From young remember how every single drama and movie I watch is always about guy kissing girl and happily ever after. I do find it sweet and romantic. I used to imagine myself marrying a women having lots of kids.
However, at the same time I am also attracted to guys. I remember staying up late to watch Survivor. I would sit in front of the screen admiring the good looks and body. As for the ladies, I could hardly remember their names. Even until now, I find it hard to memorize names of girls that I meet.
Sure enough later I find myself liking dicks guys more than girls when I was with my very 1st ex. But after we went separately, I find myself in a phase of uncertainty. Despite knowing that I like guys, I tried to go 'straight'. I tried really hard to make myself interested in a girl. Pretending that I want to know her. It was torturous. I question myself if I were gay, bi or a confused straight over and over again.

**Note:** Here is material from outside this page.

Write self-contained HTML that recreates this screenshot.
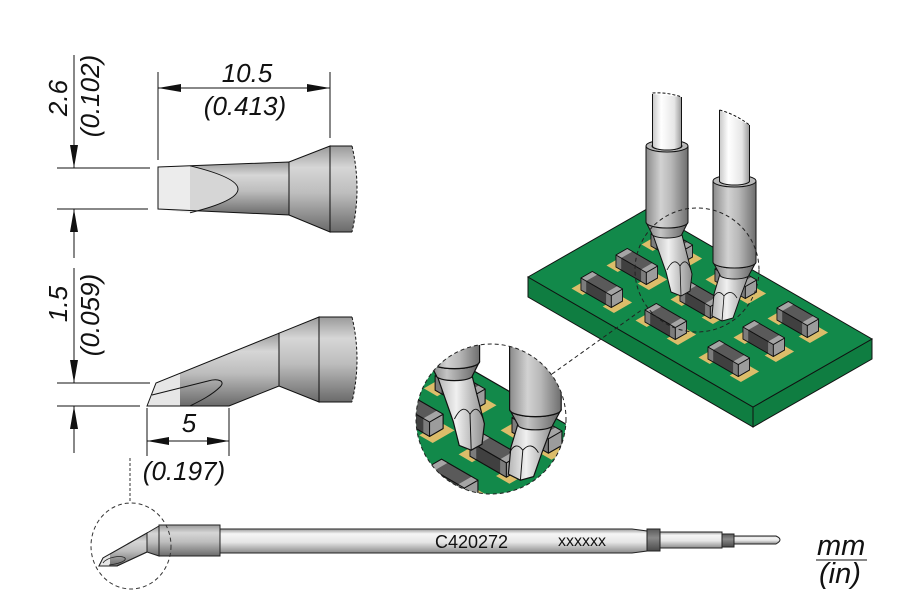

I had no one to talk to. I wasn't participating in any blog or PLU support group. I was by myself, surrounded by homophobic people. Feeling that I am an outcast. Abnormal. Worse, I am new in uni with coursemates that are either racist or not-so-into-non-mandarin-speaking chinese.
Then came Jesus. I thought I could make it to the other side if I believed in him. At one point I really thought by accepting him I am saved. That I won't be thrown into the fiery pits of hell. The Christians offered me help on turning straight. Then came the doubt again. For all my life I had lived without HIM. Why would I trust my life in him?
That was the moment when I found PLU blogosphere. I read day and night. Knowing that I am not the only one going through all this puts me at ease. I used to think that being 'different' in Malaysia means you are as good as gone. The blogs shown me that there are many of us out there. Living all sorts of different lives whether they like it or not.
From the point I accepted being who I am, was also the end point of the phase of uncertainty. Being colourful is definitely special. Many dull 'normal' people won't like special people. It's hard being special as we are. But as I could recall, when I was a kid, I always wanted to be special. However, as I grow up, I just wanna be the same like others just so I can fit in. It shows how others can affect us, the way we think.
I owe my freedom to those 'colourful' blogs.